MATSIM do not want to do it. It was plainly ruled out to me at our meeting as unworkable for them to join forces with Decon, Colin Brace, P2 for a single big sort-out, regeneration, newbuild grand scheme. Competing interests and goals? Who knows. Money? Well, some of the territory is owned by the Council. If they are game to borrow £14m to lend to Marks Barfield for their pole in the sky on the seafront (not needed), it seems fair to suggest they could better use their borrowing powers within this Hove Station regeneration, redevelopment opportunity. And maybe this is the time to consider all that and to plan for a new school to be sited somewhere between Ellen Street (which used to have one) and Old Shoreham Road.

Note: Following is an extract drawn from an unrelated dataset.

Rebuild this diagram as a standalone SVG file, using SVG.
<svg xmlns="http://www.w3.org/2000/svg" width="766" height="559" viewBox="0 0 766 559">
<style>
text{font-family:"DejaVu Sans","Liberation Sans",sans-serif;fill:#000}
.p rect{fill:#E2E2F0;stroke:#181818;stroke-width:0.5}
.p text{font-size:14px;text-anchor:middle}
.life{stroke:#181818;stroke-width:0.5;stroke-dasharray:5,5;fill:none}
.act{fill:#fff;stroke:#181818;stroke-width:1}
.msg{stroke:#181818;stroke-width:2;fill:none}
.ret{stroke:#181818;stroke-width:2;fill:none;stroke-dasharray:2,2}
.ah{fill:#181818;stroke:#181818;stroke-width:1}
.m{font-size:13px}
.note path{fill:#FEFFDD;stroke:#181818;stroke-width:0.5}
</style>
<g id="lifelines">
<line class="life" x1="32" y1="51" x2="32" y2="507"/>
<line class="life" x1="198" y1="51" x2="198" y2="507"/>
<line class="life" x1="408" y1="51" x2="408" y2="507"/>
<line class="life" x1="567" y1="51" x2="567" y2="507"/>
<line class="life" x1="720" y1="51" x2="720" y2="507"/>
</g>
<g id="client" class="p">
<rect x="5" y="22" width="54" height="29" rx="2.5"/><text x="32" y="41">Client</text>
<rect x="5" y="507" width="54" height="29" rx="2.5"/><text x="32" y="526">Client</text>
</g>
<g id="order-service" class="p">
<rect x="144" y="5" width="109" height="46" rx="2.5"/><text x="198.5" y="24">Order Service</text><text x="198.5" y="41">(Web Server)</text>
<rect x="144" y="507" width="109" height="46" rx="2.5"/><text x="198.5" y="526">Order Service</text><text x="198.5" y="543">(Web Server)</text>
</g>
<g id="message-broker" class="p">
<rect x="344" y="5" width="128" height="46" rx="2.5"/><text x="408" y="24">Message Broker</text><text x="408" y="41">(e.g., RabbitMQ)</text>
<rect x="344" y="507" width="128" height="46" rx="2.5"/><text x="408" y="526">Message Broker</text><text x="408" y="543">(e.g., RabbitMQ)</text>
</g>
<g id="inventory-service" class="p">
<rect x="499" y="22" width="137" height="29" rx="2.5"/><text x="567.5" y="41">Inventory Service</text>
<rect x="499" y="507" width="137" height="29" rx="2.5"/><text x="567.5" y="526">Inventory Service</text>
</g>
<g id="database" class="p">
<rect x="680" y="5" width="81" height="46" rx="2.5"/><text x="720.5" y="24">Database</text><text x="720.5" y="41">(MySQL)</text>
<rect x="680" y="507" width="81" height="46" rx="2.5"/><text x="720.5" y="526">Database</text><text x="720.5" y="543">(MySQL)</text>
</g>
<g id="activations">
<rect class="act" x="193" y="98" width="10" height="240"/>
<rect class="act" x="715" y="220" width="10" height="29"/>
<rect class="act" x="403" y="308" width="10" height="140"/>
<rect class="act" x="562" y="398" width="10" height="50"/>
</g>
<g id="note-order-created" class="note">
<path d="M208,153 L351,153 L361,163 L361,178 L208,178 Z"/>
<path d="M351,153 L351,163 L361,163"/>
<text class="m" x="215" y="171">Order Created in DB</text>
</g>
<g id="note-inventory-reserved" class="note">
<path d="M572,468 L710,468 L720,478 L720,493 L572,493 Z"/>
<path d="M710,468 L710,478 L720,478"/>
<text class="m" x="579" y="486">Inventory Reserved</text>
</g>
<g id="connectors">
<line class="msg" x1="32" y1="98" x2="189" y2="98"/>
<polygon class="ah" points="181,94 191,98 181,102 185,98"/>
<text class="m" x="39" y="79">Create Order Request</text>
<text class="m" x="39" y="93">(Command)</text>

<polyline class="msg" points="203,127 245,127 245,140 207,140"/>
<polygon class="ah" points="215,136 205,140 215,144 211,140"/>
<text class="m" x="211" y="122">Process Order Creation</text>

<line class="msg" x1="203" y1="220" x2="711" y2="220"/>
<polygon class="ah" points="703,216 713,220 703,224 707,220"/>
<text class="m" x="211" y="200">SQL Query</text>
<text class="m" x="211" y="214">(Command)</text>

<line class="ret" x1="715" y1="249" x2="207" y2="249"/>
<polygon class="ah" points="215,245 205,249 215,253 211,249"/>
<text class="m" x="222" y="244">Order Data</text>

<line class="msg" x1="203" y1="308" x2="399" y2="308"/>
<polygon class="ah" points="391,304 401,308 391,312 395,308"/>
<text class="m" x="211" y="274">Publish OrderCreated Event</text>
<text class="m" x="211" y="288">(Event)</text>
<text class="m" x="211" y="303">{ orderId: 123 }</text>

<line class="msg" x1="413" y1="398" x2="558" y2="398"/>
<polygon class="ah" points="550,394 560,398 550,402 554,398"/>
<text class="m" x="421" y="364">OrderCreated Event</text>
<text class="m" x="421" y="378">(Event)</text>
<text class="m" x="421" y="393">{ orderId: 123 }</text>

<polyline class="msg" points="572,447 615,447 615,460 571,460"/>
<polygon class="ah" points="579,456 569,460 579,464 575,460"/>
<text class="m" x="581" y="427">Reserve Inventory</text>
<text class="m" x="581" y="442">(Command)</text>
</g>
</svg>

Without some level of integrated approach and cooperation, I fear the Hove Station redevelopment all the way up to Old Shoreham Road ending up like the New England Quarter which could not be uglier or more badly put together.
What a pity that Brighton and Hove City Council were behind the curve and failed to anticipate all these regeneration, redevelopment, problem-solving opportunities in that area so that a single Planning Brief could have been prepared for the two areas either side of the railway lines. Problem too is that BHCC wish to keep the area for semi-industrial, B1 and B8 use. MATSIM and LCE need this emphasis to be relaxed but they will have their work cut out to tackle this problem when they do their Retail Study to justify that part of their planning application. Just as Parkridge did for the Sackville Trading Estate (‘Sackville Place’) scheme.

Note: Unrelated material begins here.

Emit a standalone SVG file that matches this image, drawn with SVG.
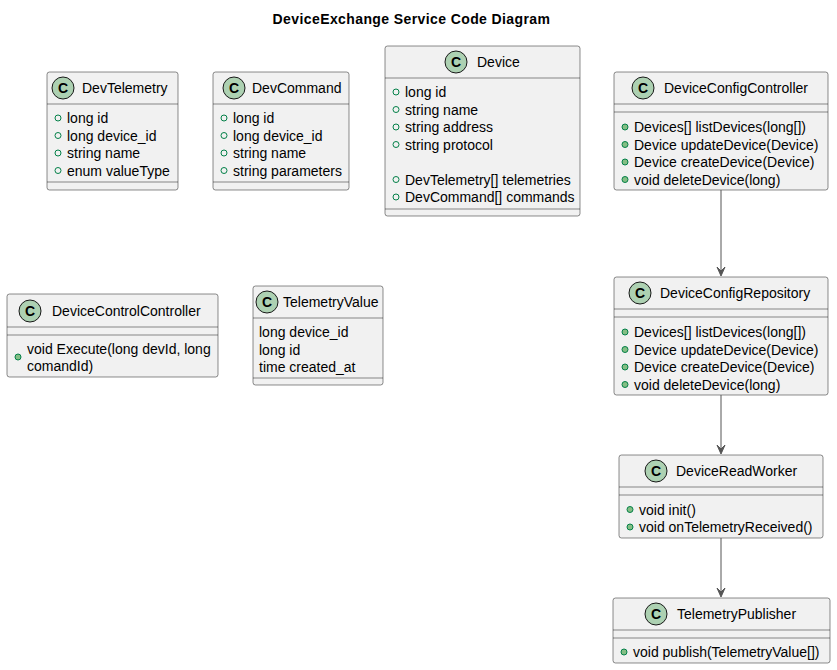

Hove’s centre is no longer where it was created at the end of the 19th century when George Street, Church Road and Blatchington Road catered for a largely seafront-based population. The last 50 years have seen Hove developed up to the Downs and Hove Station is the best ‘centre’ for its future and to provide facilities for more than just the seafront-based population. Nick Lomax was vocal in his agreement with this comment when it was made. On Wednesday, 4th July, Adam Trimingham added his own endorsement for this position in a comment piece in The Argus.
BHCC still sees and organises policy around the notion that this part of the city is ‘suburban’ and they are wrong. To continue in that vein is to cling to an out-of-date, Brightoncentric and unfair view of Hove.
No initial proposal ever predicts exactly how things turn out in the end. There will be many changes along the way. Ensuring that this redevelopment does not create a Marina-level chavs paradise or a Crawley-cum-Croydon loud and vulgar corner at Hove Station will be the saveHOVE focus, along with fighting for a set of towers that do us proud and reflect the expansive, lofty, adult and dignified, light and airy sophistication we deserve to gain back there.
The scheme would link directly into Hove Station and require Railtrack to be on board. Are they? There is much still to be done before a planning application can be submitted and I do not think consent by November is likely.
We must travel hopefully, and all that, but a lowest common denominator result will not DO. The principle of this redevelopment, however, is to be welcomed.